Exercise aim →
Return only those lines from the line containing "Reproduce this chart with matplotlib." to the line containing "import numpy as np", both included, and please omit the pictures.
— START Source material —
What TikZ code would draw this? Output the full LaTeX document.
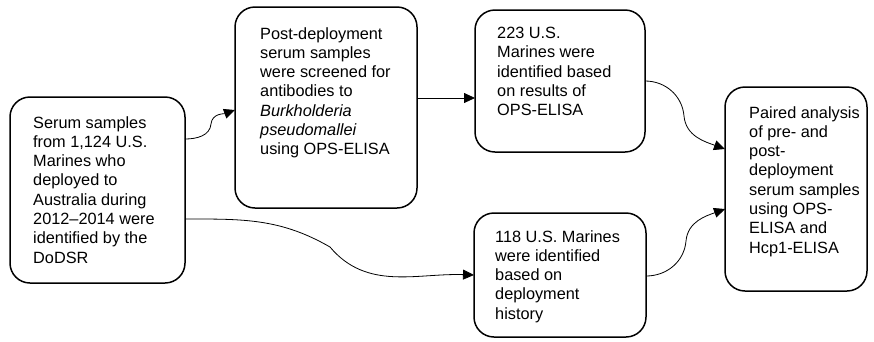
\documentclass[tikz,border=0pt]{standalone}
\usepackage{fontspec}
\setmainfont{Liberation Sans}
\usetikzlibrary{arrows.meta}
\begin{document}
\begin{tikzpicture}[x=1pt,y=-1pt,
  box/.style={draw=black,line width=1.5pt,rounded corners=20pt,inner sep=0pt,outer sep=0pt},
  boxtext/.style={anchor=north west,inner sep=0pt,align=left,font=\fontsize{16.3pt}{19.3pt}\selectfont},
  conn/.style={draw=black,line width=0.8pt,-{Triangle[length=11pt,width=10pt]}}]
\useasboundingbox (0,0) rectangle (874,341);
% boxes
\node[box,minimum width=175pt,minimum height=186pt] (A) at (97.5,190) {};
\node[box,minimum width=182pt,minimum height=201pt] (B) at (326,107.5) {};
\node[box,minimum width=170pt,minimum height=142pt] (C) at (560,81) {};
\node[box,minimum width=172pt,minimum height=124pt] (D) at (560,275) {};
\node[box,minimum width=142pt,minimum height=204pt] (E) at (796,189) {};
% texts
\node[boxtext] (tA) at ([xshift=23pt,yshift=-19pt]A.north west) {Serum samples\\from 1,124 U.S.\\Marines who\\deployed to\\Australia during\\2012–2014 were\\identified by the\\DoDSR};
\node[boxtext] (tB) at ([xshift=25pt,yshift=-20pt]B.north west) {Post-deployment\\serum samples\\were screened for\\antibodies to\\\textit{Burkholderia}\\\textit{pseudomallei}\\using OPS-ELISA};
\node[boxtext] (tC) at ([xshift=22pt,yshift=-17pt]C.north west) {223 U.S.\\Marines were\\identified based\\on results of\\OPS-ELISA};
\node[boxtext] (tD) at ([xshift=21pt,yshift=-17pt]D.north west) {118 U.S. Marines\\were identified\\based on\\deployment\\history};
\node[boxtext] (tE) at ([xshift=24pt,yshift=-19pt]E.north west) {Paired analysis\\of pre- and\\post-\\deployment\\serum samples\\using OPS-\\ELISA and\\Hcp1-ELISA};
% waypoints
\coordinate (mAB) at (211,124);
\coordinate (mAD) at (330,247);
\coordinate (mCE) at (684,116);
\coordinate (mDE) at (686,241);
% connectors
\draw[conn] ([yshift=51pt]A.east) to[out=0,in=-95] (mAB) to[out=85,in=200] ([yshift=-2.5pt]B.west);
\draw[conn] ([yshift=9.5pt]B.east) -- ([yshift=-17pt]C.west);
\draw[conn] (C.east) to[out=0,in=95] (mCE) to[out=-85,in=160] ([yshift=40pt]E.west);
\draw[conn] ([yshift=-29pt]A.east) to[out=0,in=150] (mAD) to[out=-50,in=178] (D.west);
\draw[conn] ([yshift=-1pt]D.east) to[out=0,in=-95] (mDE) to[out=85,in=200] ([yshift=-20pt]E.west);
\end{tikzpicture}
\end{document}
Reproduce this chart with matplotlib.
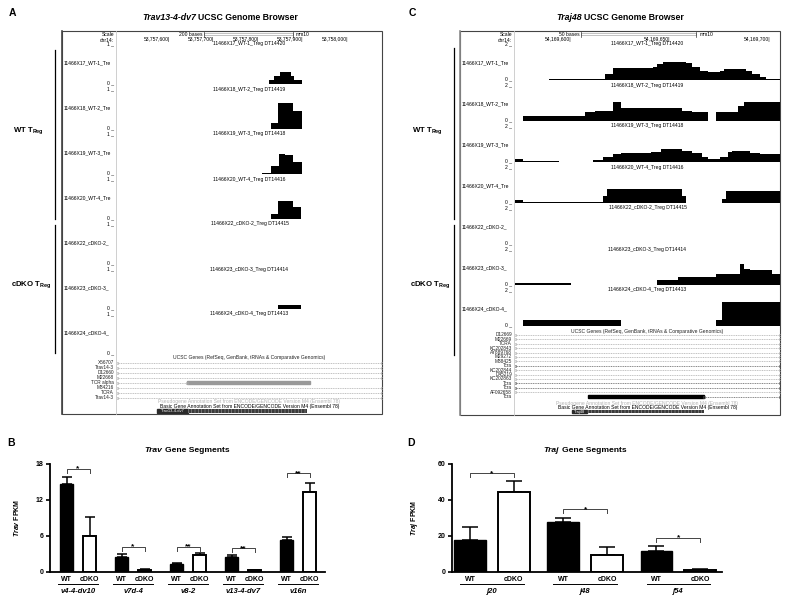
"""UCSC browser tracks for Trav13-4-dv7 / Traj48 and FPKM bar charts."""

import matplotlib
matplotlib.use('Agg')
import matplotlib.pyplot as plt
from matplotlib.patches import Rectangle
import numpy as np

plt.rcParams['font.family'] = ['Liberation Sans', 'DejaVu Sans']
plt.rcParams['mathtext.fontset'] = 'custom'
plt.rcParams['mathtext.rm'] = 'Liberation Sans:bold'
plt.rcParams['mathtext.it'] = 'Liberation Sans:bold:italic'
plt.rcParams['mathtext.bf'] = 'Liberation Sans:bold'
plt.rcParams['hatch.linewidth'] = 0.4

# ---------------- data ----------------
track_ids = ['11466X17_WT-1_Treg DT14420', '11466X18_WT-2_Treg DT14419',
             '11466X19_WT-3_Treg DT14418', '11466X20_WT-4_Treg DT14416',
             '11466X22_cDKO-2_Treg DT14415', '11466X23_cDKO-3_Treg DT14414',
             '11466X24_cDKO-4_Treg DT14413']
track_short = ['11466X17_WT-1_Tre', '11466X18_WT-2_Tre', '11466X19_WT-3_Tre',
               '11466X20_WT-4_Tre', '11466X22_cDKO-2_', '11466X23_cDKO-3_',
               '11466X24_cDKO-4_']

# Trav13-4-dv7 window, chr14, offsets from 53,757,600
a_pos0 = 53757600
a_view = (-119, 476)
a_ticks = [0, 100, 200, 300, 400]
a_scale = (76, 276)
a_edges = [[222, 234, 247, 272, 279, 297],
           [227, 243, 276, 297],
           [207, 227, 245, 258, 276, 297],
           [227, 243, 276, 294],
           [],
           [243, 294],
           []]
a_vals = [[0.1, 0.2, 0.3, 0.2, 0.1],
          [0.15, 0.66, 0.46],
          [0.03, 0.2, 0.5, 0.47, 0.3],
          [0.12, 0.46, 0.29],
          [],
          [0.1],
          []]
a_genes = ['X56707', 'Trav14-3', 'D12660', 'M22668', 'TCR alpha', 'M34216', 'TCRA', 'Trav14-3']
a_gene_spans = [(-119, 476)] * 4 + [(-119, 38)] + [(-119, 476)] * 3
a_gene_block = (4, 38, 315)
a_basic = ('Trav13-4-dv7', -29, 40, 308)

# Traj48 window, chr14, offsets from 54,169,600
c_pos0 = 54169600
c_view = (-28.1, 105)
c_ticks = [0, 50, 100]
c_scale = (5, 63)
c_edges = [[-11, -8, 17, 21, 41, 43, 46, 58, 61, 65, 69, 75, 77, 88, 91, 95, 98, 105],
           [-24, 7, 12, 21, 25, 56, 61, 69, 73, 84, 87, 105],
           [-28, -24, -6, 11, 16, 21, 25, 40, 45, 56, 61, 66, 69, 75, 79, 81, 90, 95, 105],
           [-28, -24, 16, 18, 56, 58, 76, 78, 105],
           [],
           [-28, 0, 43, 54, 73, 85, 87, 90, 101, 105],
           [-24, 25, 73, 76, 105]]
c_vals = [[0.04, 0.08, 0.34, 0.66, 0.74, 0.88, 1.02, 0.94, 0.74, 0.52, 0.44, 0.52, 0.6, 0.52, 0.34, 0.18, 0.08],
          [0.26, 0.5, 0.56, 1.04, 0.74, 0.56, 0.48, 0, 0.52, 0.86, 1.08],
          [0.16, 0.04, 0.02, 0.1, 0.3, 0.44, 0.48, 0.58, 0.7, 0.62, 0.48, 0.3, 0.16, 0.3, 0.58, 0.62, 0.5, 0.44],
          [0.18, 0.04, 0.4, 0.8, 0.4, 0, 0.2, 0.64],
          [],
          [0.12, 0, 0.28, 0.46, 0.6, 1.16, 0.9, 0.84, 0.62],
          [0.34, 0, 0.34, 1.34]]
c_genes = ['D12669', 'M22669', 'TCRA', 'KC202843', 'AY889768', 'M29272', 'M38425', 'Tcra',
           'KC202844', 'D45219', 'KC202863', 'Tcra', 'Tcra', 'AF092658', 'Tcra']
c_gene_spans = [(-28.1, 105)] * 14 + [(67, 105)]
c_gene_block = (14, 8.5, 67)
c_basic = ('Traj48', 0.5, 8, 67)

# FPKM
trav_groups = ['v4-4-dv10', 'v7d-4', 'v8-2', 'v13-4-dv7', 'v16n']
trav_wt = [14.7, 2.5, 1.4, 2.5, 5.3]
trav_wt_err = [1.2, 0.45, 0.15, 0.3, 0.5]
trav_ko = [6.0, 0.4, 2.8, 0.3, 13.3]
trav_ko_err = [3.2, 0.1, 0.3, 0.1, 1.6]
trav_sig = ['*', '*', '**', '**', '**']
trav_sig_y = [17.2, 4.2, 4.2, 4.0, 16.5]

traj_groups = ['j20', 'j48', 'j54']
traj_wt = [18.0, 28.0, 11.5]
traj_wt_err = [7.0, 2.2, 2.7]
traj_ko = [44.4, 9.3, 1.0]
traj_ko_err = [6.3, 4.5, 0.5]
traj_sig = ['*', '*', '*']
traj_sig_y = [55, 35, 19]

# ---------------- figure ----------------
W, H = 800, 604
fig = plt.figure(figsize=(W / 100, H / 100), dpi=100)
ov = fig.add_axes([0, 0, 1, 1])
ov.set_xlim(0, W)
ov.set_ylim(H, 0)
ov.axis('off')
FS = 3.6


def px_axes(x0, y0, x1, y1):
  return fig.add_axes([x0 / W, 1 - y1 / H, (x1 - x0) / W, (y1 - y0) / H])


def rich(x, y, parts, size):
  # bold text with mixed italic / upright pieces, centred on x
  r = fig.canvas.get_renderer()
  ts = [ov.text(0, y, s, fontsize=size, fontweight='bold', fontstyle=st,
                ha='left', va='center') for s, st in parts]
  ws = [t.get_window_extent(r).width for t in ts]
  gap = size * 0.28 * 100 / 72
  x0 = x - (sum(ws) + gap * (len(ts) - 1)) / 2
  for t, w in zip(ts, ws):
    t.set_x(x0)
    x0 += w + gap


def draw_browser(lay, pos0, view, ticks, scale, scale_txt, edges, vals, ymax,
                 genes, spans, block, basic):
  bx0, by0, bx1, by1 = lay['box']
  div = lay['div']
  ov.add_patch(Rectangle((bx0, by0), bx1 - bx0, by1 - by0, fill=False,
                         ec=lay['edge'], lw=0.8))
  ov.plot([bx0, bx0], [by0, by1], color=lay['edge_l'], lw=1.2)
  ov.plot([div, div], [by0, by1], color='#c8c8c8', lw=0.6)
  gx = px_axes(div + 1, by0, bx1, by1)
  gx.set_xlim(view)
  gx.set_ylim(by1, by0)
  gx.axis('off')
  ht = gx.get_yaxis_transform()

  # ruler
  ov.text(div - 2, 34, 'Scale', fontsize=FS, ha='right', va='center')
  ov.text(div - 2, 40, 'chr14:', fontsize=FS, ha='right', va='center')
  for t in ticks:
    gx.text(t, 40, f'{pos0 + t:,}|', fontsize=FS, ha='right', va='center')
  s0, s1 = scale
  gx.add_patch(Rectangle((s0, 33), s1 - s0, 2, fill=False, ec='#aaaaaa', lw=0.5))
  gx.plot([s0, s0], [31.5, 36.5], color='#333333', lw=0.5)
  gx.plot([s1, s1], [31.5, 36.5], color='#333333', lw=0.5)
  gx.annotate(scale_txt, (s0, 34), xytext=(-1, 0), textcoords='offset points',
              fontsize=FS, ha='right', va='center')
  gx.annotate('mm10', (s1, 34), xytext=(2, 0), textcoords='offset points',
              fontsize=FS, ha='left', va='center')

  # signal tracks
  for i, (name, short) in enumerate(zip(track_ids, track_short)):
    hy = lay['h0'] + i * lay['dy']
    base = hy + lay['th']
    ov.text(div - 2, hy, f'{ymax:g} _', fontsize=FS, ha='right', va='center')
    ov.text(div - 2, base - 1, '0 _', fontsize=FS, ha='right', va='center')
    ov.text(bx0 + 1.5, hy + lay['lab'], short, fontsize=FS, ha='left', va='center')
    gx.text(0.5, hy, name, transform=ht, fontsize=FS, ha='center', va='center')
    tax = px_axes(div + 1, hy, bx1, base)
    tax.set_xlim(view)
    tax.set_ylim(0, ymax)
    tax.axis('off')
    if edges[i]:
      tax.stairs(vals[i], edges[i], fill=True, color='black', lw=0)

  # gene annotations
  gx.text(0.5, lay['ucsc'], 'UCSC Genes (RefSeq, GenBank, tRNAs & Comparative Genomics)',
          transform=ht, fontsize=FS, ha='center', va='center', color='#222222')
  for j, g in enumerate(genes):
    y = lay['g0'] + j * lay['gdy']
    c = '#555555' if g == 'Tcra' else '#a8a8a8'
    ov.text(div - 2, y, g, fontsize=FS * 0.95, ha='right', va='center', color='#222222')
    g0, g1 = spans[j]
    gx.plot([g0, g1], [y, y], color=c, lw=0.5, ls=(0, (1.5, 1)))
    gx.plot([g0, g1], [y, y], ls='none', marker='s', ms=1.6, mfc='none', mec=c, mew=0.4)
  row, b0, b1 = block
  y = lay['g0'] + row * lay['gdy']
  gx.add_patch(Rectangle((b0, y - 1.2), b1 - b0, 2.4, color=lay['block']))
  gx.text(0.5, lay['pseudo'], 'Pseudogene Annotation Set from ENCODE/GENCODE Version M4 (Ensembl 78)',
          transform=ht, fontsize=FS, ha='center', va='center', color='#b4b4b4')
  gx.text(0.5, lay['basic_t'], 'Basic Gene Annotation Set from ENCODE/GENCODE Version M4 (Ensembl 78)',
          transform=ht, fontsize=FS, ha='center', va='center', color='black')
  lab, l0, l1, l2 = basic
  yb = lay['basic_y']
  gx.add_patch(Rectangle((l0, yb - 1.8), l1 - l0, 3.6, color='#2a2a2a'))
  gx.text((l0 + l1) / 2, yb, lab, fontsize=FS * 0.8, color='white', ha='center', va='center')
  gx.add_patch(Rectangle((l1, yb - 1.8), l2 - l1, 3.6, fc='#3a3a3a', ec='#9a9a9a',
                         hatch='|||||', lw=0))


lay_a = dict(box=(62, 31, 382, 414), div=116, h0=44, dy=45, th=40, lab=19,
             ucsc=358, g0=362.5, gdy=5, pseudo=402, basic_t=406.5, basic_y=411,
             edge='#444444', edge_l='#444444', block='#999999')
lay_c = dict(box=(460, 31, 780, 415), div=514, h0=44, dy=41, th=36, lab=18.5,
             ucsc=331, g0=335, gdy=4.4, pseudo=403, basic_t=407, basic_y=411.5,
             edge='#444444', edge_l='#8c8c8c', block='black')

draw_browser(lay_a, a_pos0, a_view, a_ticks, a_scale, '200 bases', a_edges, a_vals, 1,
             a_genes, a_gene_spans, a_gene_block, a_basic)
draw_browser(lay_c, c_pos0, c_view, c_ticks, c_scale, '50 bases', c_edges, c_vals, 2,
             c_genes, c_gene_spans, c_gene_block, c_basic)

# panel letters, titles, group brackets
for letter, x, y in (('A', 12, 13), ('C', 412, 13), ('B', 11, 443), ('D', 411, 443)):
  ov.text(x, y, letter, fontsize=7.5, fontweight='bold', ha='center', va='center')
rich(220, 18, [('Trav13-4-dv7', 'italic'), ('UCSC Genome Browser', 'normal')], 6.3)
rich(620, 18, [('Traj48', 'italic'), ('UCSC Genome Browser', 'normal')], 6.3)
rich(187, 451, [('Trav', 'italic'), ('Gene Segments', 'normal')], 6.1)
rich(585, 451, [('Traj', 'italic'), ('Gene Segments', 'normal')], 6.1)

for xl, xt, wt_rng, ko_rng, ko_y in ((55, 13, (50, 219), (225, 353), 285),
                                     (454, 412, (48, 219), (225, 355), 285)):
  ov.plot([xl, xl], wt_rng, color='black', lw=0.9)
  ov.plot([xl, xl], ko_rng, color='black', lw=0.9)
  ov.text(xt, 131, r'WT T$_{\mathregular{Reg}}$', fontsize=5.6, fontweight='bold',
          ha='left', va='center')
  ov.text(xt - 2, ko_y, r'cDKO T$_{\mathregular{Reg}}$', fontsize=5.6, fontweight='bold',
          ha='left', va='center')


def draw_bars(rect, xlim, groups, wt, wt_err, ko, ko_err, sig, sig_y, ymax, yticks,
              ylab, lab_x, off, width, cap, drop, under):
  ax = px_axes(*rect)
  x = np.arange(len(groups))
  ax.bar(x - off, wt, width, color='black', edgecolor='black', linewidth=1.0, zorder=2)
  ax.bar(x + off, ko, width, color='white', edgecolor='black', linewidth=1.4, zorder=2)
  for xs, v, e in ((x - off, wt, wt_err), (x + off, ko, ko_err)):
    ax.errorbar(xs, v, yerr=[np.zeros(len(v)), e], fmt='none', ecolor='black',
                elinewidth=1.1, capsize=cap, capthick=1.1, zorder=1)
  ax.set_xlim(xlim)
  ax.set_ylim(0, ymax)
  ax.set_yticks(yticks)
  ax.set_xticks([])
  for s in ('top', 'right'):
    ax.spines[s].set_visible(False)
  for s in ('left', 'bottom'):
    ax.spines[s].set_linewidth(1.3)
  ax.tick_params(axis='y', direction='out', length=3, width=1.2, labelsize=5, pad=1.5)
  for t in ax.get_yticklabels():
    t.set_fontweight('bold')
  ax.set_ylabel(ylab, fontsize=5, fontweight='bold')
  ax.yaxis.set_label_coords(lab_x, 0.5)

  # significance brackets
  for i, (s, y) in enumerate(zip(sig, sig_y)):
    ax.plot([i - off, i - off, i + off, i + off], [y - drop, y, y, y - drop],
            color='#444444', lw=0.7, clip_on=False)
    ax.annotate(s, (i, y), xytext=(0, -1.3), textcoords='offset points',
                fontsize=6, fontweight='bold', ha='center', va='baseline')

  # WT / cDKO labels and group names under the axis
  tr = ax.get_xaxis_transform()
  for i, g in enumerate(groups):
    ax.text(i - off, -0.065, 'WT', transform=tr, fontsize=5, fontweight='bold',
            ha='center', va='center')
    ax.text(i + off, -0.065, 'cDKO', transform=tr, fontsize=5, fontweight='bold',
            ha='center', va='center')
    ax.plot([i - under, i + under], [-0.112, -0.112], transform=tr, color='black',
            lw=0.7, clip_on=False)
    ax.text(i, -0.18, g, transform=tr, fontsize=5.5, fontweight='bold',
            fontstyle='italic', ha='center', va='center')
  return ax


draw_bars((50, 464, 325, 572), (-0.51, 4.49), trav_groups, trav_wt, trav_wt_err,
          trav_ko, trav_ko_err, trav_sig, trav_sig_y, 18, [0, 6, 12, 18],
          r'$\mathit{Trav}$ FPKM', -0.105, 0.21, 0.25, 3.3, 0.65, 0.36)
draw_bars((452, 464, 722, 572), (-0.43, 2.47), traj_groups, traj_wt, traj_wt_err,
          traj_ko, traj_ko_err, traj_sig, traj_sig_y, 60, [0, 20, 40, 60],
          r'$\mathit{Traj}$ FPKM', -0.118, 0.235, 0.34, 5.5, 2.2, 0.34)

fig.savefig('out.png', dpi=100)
— END Source material —
Complete response →
Reproduce this chart with matplotlib.
"""UCSC browser tracks for Trav13-4-dv7 / Traj48 and FPKM bar charts."""

import matplotlib
matplotlib.use('Agg')
import matplotlib.pyplot as plt
from matplotlib.patches import Rectangle
import numpy as np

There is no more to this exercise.